AUTO_SAMPLE_SIZE在Oracle Database 12c 中是如何工作的？

原创赵勇 2023-03-25

668

当收集优化器统计信息时，DBMS_STATS.GATHER_*_STATS存储过程中的ESTIMATE_PERCENT参数控制着采样行数的百分比。多大的采样百分比可以实现准确的统计信息呢？100%可以确保采样准确，但这会花费大量的时间。1%会完成得足够快，但会导致不好的统计信息。要回答这个问题并不简单，这也是为什么最佳实践中使用默认值：AUTO_SAMPLE_SIZE。

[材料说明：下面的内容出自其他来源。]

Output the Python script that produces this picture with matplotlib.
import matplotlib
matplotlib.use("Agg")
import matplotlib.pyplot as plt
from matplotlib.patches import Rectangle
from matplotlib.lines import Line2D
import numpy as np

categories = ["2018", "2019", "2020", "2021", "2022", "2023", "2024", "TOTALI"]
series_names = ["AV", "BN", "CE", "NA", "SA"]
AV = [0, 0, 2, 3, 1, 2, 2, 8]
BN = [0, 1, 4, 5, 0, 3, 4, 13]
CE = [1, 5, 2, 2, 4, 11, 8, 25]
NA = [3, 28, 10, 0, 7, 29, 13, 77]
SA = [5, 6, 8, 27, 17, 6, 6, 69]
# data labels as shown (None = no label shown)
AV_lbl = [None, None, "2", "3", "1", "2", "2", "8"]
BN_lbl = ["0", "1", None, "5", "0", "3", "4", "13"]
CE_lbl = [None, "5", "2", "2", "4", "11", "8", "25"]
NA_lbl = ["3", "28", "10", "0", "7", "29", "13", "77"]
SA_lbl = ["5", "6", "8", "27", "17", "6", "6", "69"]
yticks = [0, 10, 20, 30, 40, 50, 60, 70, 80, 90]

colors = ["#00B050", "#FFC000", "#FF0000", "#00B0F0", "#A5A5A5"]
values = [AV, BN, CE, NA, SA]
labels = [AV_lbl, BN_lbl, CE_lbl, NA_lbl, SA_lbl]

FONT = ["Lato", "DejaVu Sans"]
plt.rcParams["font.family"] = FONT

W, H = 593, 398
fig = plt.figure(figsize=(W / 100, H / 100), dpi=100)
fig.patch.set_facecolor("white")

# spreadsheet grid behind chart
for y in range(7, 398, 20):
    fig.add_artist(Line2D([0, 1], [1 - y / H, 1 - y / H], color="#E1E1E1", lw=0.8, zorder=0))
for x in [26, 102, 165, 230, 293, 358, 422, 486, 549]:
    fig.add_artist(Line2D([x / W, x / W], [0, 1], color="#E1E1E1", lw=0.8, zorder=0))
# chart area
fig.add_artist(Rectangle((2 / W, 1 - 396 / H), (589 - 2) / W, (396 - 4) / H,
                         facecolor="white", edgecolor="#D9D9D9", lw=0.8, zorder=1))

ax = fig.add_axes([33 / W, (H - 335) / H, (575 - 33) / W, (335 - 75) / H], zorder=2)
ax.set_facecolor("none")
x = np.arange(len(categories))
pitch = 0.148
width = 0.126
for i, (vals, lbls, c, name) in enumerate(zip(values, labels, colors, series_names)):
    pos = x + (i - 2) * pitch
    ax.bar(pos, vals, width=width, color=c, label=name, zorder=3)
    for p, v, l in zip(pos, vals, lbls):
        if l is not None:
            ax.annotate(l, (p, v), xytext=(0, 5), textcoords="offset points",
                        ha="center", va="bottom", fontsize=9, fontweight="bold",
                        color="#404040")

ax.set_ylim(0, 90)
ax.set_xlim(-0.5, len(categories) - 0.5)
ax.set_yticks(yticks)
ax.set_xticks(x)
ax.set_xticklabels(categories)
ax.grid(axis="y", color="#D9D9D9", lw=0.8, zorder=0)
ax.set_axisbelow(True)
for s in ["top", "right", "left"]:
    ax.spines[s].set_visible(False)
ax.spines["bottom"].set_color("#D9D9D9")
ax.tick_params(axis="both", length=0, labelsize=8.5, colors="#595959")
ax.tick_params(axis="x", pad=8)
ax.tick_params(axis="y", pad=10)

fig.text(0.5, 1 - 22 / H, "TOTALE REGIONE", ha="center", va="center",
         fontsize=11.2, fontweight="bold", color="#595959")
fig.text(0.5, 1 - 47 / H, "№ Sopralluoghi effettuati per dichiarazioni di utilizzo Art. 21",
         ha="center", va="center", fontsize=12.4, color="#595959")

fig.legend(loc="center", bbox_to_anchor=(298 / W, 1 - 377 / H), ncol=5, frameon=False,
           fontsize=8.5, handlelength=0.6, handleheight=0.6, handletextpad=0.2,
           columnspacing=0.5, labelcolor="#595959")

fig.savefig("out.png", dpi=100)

在本文中，会涉及AUTO_SAMPLE_SIZE算法在Oracle Database 12c中是如何工作的，以及它会如何影响被收集的统计信息的准确度。如果你想了解Oracle Database 12c之前的历史，那么这一篇《AUTO_SAMPLE_SIZE在Oracle Database 11g中是如何工作的？》是一个不错的介绍。我会在下面指出AUTO_SAMPLE_SIZE在Oracle Database 11g和 Oracle Database 12c中的不同。

人们并不总是意识到，（通常情况下）大部分收集统计信息所需的时间和成本，都花费在评估每一个列上的唯一值数量上了。使用精准的算法计算NDV（唯一值数量）会是很昂贵的。因为统计信息被收集时，数据库需要记录并排序列上的值。如果NDV很大，保留并排序列值会变成资源密集操作，尤其是如果还需要将排序输出到临时表空间。自动采样大小使用概略算法（但准确）来计算NDV，其避免了排序列数据或者输出到临时表空间的需要。其带来的好处，是数据库可以用全表扫描来确保其它基础的列统计信息是准确的。

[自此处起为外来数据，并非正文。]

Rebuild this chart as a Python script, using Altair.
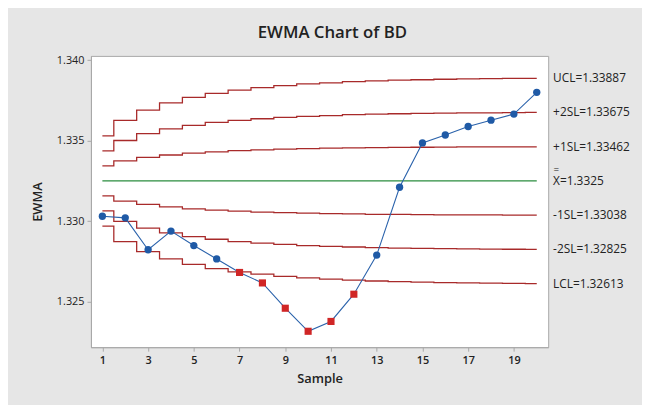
import altair as alt
import pandas as pd

# ---- data ----
samples = list(range(1, 21))
ewma = [1.33031, 1.33021, 1.32823, 1.32939, 1.32849, 1.32766, 1.32682, 1.32617,
        1.32460, 1.32317, 1.32378, 1.32547, 1.32790, 1.33211, 1.33486, 1.33535,
        1.33588, 1.33627, 1.33665, 1.33800]
flagged = [False]*6 + [True]*6 + [False]*8

center = 1.3325
ucl = [1.33530, 1.33626, 1.33689, 1.33734, 1.33768, 1.33794, 1.33814, 1.33829, 1.33842, 1.33852,
       1.33859, 1.33866, 1.33871, 1.33875, 1.33878, 1.33881, 1.33883, 1.33885, 1.33886, 1.33887]
p2sl = [1.33437, 1.33501, 1.33543, 1.33573, 1.33595, 1.33613, 1.33626, 1.33636, 1.33645, 1.33651,
        1.33656, 1.33661, 1.33664, 1.33667, 1.33669, 1.33671, 1.33672, 1.33673, 1.33674, 1.33675]
p1sl = [1.33343, 1.33375, 1.33396, 1.33411, 1.33423, 1.33431, 1.33438, 1.33443, 1.33447, 1.33451,
        1.33453, 1.33455, 1.33457, 1.33458, 1.33459, 1.33460, 1.33461, 1.33462, 1.33462, 1.33462]
m1sl = [1.33157, 1.33125, 1.33104, 1.33089, 1.33077, 1.33069, 1.33062, 1.33057, 1.33053, 1.33050,
        1.33047, 1.33045, 1.33043, 1.33042, 1.33041, 1.33040, 1.33039, 1.33039, 1.33038, 1.33038]
m2sl = [1.33064, 1.32999, 1.32957, 1.32927, 1.32905, 1.32888, 1.32874, 1.32864, 1.32856, 1.32849,
        1.32844, 1.32840, 1.32836, 1.32833, 1.32831, 1.32830, 1.32828, 1.32827, 1.32826, 1.32825]
lcl = [1.32970, 1.32874, 1.32811, 1.32766, 1.32732, 1.32706, 1.32686, 1.32671, 1.32658, 1.32649,
       1.32641, 1.32634, 1.32629, 1.32625, 1.32622, 1.32619, 1.32617, 1.32616, 1.32614, 1.32613]

limit_names = ["UCL", "+2SL", "+1SL", "-1SL", "-2SL", "LCL"]
limit_series = [ucl, p2sl, p1sl, m1sl, m2sl, lcl]
label_texts = ["UCL=1.33887", "+2SL=1.33675", "+1SL=1.33462", "X=1.3325",
               "-1SL=1.33038", "-2SL=1.32825", "LCL=1.32613"]
label_values = [1.33887, 1.33675, 1.33462, 1.3325, 1.33038, 1.32825, 1.32613]

x_ticks = [1, 3, 5, 7, 9, 11, 13, 15, 17, 19]
y_ticks = [1.325, 1.330, 1.335, 1.340]

# ---- tables ----
pts = pd.DataFrame({"Sample": samples, "EWMA": ewma,
                    "flag": ["out" if f else "in" for f in flagged]})
lim_rows = []
for name, ser in zip(limit_names, limit_series):
    for s, v in zip(samples, ser):
        lim_rows.append({"Sample": s, "v": v, "lim": name})
lims = pd.DataFrame(lim_rows)
cen = pd.DataFrame({"Sample": [1, 20], "v": [center, center]})
labs = pd.DataFrame({"t": label_texts, "v": label_values})

FONT = "Open Sans"
xs = alt.Scale(domain=[0.5, 20.5], nice=False, zero=False)
ys = alt.Scale(domain=[1.32218, 1.34026], nice=False, zero=False)

X = alt.X("Sample:Q", scale=xs,
          axis=alt.Axis(values=x_ticks, title="Sample", grid=False, format="d"))
Y = alt.Y("v:Q", scale=ys,
          axis=alt.Axis(values=y_ticks, title="EWMA", grid=False, format=".3f"))

limit_lines = alt.Chart(lims).mark_line(
    interpolate="step", color="#a82a2a", strokeWidth=1.3
).encode(x=X, y=Y, detail="lim:N")

center_line = alt.Chart(cen).mark_line(color="#2a8c3e", strokeWidth=1.3).encode(x=X, y=Y)

ewma_line = alt.Chart(pts).mark_line(color="#2a62ab", strokeWidth=1.1).encode(
    x=alt.X("Sample:Q", scale=xs), y=alt.Y("EWMA:Q", scale=ys))

blue_pts = alt.Chart(pts).transform_filter(alt.datum.flag == "in").mark_point(
    shape="circle", filled=True, size=55, color="#1f5aa6", opacity=1
).encode(x=alt.X("Sample:Q", scale=xs), y=alt.Y("EWMA:Q", scale=ys))

red_pts = alt.Chart(pts).transform_filter(alt.datum.flag == "out").mark_point(
    shape="square", filled=True, size=52, color="#d02626", opacity=1
).encode(x=alt.X("Sample:Q", scale=xs), y=alt.Y("EWMA:Q", scale=ys))

labels = alt.Chart(labs).mark_text(
    align="left", baseline="middle", font=FONT, fontSize=12, color="#222222"
).encode(x=alt.value(468), y=alt.Y("v:Q", scale=ys), text="t:N")

xbar = alt.Chart(pd.DataFrame({"v": [center]})).mark_text(
    align="left", baseline="middle", font=FONT, fontSize=10, color="#222222", dy=-11
).encode(x=alt.value(468.5), y=alt.Y("v:Q", scale=ys), text=alt.value("="))

chart = alt.layer(limit_lines, center_line, ewma_line, blue_pts, red_pts, labels, xbar).properties(
    width=463, height=295,
    padding={"left": 84, "top": 46, "right": 95, "bottom": 56},
    autosize=alt.AutoSizeParams(type="none"),
    background="#e6e6e6",
    title=alt.TitleParams("EWMA Chart of BD", font=FONT, fontSize=17, fontWeight=600,
                          color="#222222", anchor="middle", dx=13, offset=12),
).configure_view(
    fill="white", stroke="#a8a8a8", strokeWidth=1
).configure_axis(
    domainColor="#a8a8a8", tickColor="#a8a8a8", tickSize=4,
    labelFont=FONT, labelFontSize=11, labelColor="#222222",
    titleFont=FONT, titleFontSize=13, titleFontWeight=600, titleColor="#222222",
).configure_axisX(
    labelFontWeight=600, titlePadding=8, labelPadding=3
).configure_axisY(
    titlePadding=12, labelPadding=3
)

chart.save("out.html", embed_options={"renderer": "svg", "actions": False})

类似的，产生直方图也可能是资源密集操作，但数据库减轻了成本，如下所述：

频率和TOP频率直方图在数据库收集基础的列统计信息（比如NDV，MIN，MAX）时，使用前述提及的全表扫描来创建。TOP频率直方图是在Oracle Database 12c中新引入的。如果频率直方图或者 top频率直方图不可行，数据库会使用列数据的采样去收集混合直方图。TOP频率直方图只在前254个值占到全部非空值的99%以上时才可行，而频率直方图只有在NDV小于等于254时才可行。

为自动创建直方图，用户需在METHOD_OPT子句中指定‘SIZE AUTO’,Oracle数据库基于优化器收集的列的使用数据，来选择在哪些列上创建直方图。没有在WHERE子句或JOIN中出现的列，是不会考虑创建直方图的。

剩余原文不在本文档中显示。